I guess that, right of the bat, the one that seems fitting to me would be The End, by the Doors (for brevity I would prefer the Radio Edited Version though, so I could have more time lost in thought afterward to be ready for the world to end). That song ends with a whimper and not a bang, which is much like how I imagine the real end of the world will be...if there is one. I am not convinced I think there will be one though. If you are a fan of physics, I would have to say that I believe in the theory that the world is just between big bangs now. I think that eventually we will just have the universe collapse in again and it will start over. I am not a proponent of the whole heat death theory of continuous expansion. It just doesn't seem right to me that there is not enough mass in quarks or enough dark matter to bring us back together eventually. The hopeful thing about that is the fact that we would still be in the beginning of the cycle of bangs if that is true.
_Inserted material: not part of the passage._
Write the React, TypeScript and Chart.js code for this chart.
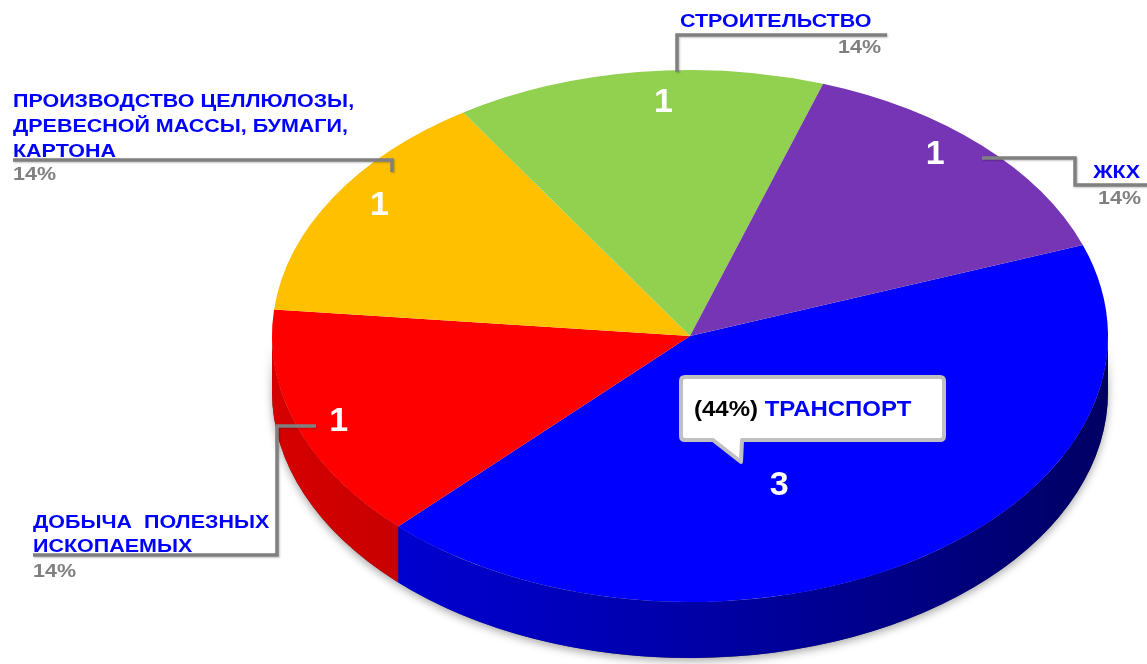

As to what about death actually frightens me, I think it would have to be exactly what Hamlet said: "For in that sleep of death, what dreams might come?" I fear that for all things this brief flowering of life is all there is. I am not convinced that there is an afterlife to look forward to, but it is true that what we are is matter and energy that has always been, so there is certainly immortality in that. It is not the unknown that scares me, but that I might not really ever KNOW what life is, while I have it, and that afterward there might be no consciousness to appreciate what I had. What dreams may come? I may be trapped in eternal nightmare or else I might be lost without any recourse to my previous form at all. All I can say is that I hope there is some semblance of consciousness in the time after death, if just so that we can all know what we were in the scheme of things. I think Mellon has some real points. I think it is worth generating the legitimate concern for what might come after. I am not a highly superstitious person, but it seems to me that the value of religion is that it raises concern about the afterlife for the purpose of encouraging us to do our best here with the time we have. If you know you have done all you can, then the grand finale hardly matters. You will inevitably have the audience on your side.